I will conclude with Rev. Dr. King’s last words that inspired me…hopefully it will inspire you:
“We just need to go around to these stores, and to these massive industries in our country, and say, "God sent us by here, to say to you that you're not treating his children right. And we've come by here to ask you to make the first item on your agenda fair treatment, where God's children are concerned.
Now, if you are not prepared to do that, we do have an agenda that we must follow. And our agenda calls for withdrawing economic support from you."
And so, as a result of this, we are asking you tonight, to go out and tell your neighbors not to buy Coca-Cola in Memphis. Go by and tell them not to buy Sealtest milk. Tell them not to buy -- what is the other bread? -- Wonder Bread. And what is the other bread company, Jesse? Tell them not to buy Hart's bread. As Jesse Jackson has said, up to now, only the garbage men have been feeling pain; now we must kind of redistribute the pain.
We are choosing these companies because they haven't been fair in their hiring policies; and we are choosing them because they can begin the process of saying they are going to support the needs and the rights of these men who are on strike. And then they can move on town -- downtown and tell Mayor Loeb to do what is right.
But not only that, we've got to strengthen black institutions. I call upon you to take your money out of the banks downtown and deposit your money in Tri-State Bank. We want a "bank-in" movement in Memphis. Go by the savings and loan association.
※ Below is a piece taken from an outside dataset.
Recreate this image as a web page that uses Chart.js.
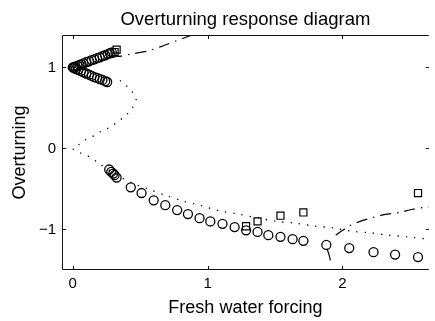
<!DOCTYPE html>
<html>
<head>
<meta charset="utf-8">
<script src="https://cdn.jsdelivr.net/npm/chart.js@4/dist/chart.umd.min.js"></script>
<style>
  html, body { margin: 0; padding: 0; background: #fff; }
  #wrap { width: 435px; height: 321px; }
</style>
</head>
<body>
<div id="wrap"><canvas id="myChart" width="435" height="321"></canvas></div>
<script>
// stable states (open circles)
const circleX = [0.00, 0.01, 0.02, 0.035, 0.05, 0.065, 0.08, 0.10, 0.12, 0.14, 0.16, 0.18, 0.20, 0.22, 0.24, 0.26, 0.275, 0.29,
  0.01, 0.025, 0.04, 0.06, 0.08, 0.10, 0.12, 0.14, 0.16, 0.18, 0.20, 0.22, 0.24, 0.255,
  0.27, 0.285, 0.30, 0.31, 0.325,
  0.43, 0.51, 0.60, 0.686, 0.774, 0.854, 0.94, 1.02, 1.11, 1.20, 1.285, 1.37, 1.45, 1.54, 1.63, 1.71, 1.88, 2.05, 2.23, 2.39, 2.56];
const circleY = [1.00, 1.005, 1.01, 1.02, 1.03, 1.04, 1.05, 1.065, 1.075, 1.09, 1.10, 1.115, 1.125, 1.14, 1.15, 1.165, 1.175, 1.185,
  0.99, 0.98, 0.97, 0.955, 0.94, 0.925, 0.91, 0.895, 0.88, 0.87, 0.855, 0.845, 0.83, 0.82,
  -0.26, -0.29, -0.31, -0.33, -0.36,
  -0.48, -0.55, -0.64, -0.70, -0.76, -0.81, -0.86, -0.90, -0.93, -0.97, -1.01, -1.03, -1.07, -1.09, -1.12, -1.14, -1.19, -1.23, -1.28, -1.31, -1.34];

// squares
const squareX = [0.31, 0.325, 1.285, 1.37, 1.54, 1.71, 2.56];
const squareY = [1.19, 1.22, -0.96, -0.90, -0.83, -0.79, -0.55];

// unstable branch (dotted)
const dotX = [0.35, 0.40, 0.44, 0.47, 0.46, 0.44, 0.39, 0.34, 0.285, 0.22, 0.16, 0.10, 0.05, 0.00,
  0.05, 0.13, 0.19, 0.30, 0.43, 0.56, 0.69, 0.82, 0.96, 1.09, 1.23, 1.38, 1.51, 1.64, 1.80, 1.93, 2.06, 2.20, 2.34, 2.48, 2.64];
const dotY = [0.84, 0.77, 0.70, 0.60, 0.55, 0.50, 0.40, 0.34, 0.27, 0.22, 0.16, 0.11, 0.05, 0.00,
  -0.05, -0.11, -0.18, -0.30, -0.42, -0.50, -0.58, -0.65, -0.71, -0.77, -0.81, -0.86, -0.90, -0.92, -0.96, -0.98, -1.02, -1.04, -1.07, -1.09, -1.12];

// dash-dot curves
const dashUpX = [0.285, 0.33, 0.36, 0.45, 0.55, 0.66, 0.77, 0.87, 0.95];
const dashUpY = [1.12, 1.135, 1.14, 1.17, 1.20, 1.26, 1.33, 1.39, 1.44];
const dashLowX = [1.95, 2.02, 2.08, 2.19, 2.30, 2.42, 2.52, 2.64];
const dashLowY = [-1.07, -0.99, -0.93, -0.87, -0.82, -0.79, -0.75, -0.72];

// short solid trace
const solidX = [1.886, 1.90, 1.91];
const solidY = [-1.24, -1.31, -1.38];

const xTicks = [0, 1, 2];
const yTicks = [-1, 0, 1];
const titleText = 'Overturning response diagram';

function pts(xs, ys) { return xs.map((x, i) => ({x: x, y: ys[i]})); }
function lbl(v) { return v < 0 ? '\u2212' + Math.abs(v) : String(v); }

const FONT = "'Liberation Sans', Arial, sans-serif";

// box + inward ticks + title centred over the plot area
const frame = {
  id: 'frame',
  afterDatasetsDraw(chart) {
    const ctx = chart.ctx, a = chart.chartArea;
    const xs = chart.scales.x, ys = chart.scales.y;
    ctx.save();
    ctx.strokeStyle = '#111';
    ctx.lineWidth = 1;
    ctx.beginPath();
    ctx.moveTo(a.right, a.top + 0.5);
    ctx.lineTo(a.left + 0.5, a.top + 0.5);
    ctx.lineTo(a.left + 0.5, a.bottom - 0.5);
    ctx.lineTo(a.right, a.bottom - 0.5);
    xTicks.forEach(v => {
      const p = Math.round(xs.getPixelForValue(v)) + 0.5;
      ctx.moveTo(p, a.bottom); ctx.lineTo(p, a.bottom - 4);
      ctx.moveTo(p, a.top); ctx.lineTo(p, a.top + 4);
    });
    yTicks.forEach(v => {
      const p = Math.round(ys.getPixelForValue(v)) + 0.5;
      ctx.moveTo(a.left, p); ctx.lineTo(a.left + 4, p);
      ctx.moveTo(a.right, p); ctx.lineTo(a.right - 3, p);
    });
    ctx.stroke();
    ctx.fillStyle = '#000';
    ctx.font = '18.5px ' + FONT;
    ctx.textAlign = 'center';
    ctx.textBaseline = 'alphabetic';
    ctx.fillText(titleText, (a.left + a.right) / 2, 25);
    ctx.restore();
  }
};

const config = {
  type: 'scatter',
  data: {
    datasets: [
      { data: pts(dotX, dotY), showLine: true, borderColor: '#000', borderWidth: 1.3, borderDash: [1.3, 7], pointRadius: 0, tension: 0.3 },
      { data: pts(dashUpX, dashUpY), showLine: true, borderColor: '#000', borderWidth: 1.2, borderDash: [11, 6, 1.5, 6], pointRadius: 0, tension: 0.2 },
      { data: pts(dashLowX, dashLowY), showLine: true, borderColor: '#000', borderWidth: 1.2, borderDash: [11, 6, 1.5, 6], pointRadius: 0, tension: 0.2 },
      { data: pts(solidX, solidY), showLine: true, borderColor: '#000', borderWidth: 1.2, pointRadius: 0, tension: 0.3 },
      { data: pts(circleX, circleY), pointStyle: 'circle', pointRadius: 4.5, borderColor: '#000', backgroundColor: 'rgba(0,0,0,0)', borderWidth: 1.3 },
      { data: pts(squareX, squareY), pointStyle: 'rect', pointRadius: 5, borderColor: '#000', backgroundColor: 'rgba(0,0,0,0)', borderWidth: 1.2 }
    ]
  },
  options: {
    responsive: false,
    animation: false,
    devicePixelRatio: 1,
    layout: { padding: { top: 35, right: 0, bottom: 0, left: 0 } },
    plugins: {
      legend: { display: false },
      tooltip: { enabled: false },
      title: { display: false }
    },
    scales: {
      x: {
        type: 'linear', min: -0.08, max: 2.64,
        grid: { display: false, drawTicks: false }, border: { display: false },
        afterBuildTicks: s => { s.ticks = xTicks.map(v => ({value: v})); },
        afterFit: s => { s.height = 51; },
        ticks: { color: '#000', font: { family: FONT, size: 15 }, padding: 5, maxRotation: 0, callback: lbl },
        title: { display: true, text: 'Fresh water forcing', color: '#000', font: { family: FONT, size: 18 }, padding: { top: 0, bottom: 2 } }
      },
      y: {
        type: 'linear', min: -1.5, max: 1.4,
        grid: { display: false, drawTicks: false }, border: { display: false },
        afterBuildTicks: s => { s.ticks = yTicks.map(v => ({value: v})); },
        afterFit: s => { s.width = 62; },
        ticks: { color: '#000', font: { family: FONT, size: 15 }, padding: 6, callback: lbl },
        title: { display: true, text: 'Overturning', color: '#000', font: { family: FONT, size: 18 }, padding: { top: 9, bottom: 0 } }
      }
    }
  },
  plugins: [frame]
};

const myChart = new Chart(document.getElementById('myChart'), config);
</script>
</body>
</html>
I'm not asking you something that we don't do ourselves at SCLC. Judge Hooks and others will tell you that we have an account here in the savings and loan association from the Southern Christian Leadership Conference.
We are telling you to follow what we are doing. Put your money there. You have six or seven black insurance companies here in the city of Memphis. Take out your insurance there. We want to have an "insurance-in."
Now these are some practical things that we can do. We begin the process of building a greater economic base. And at the same time, we are putting pressure where it really hurts. I ask you to follow through here.
Now, let me say as I move to my conclusion that we've got to give ourselves to this struggle until the end.”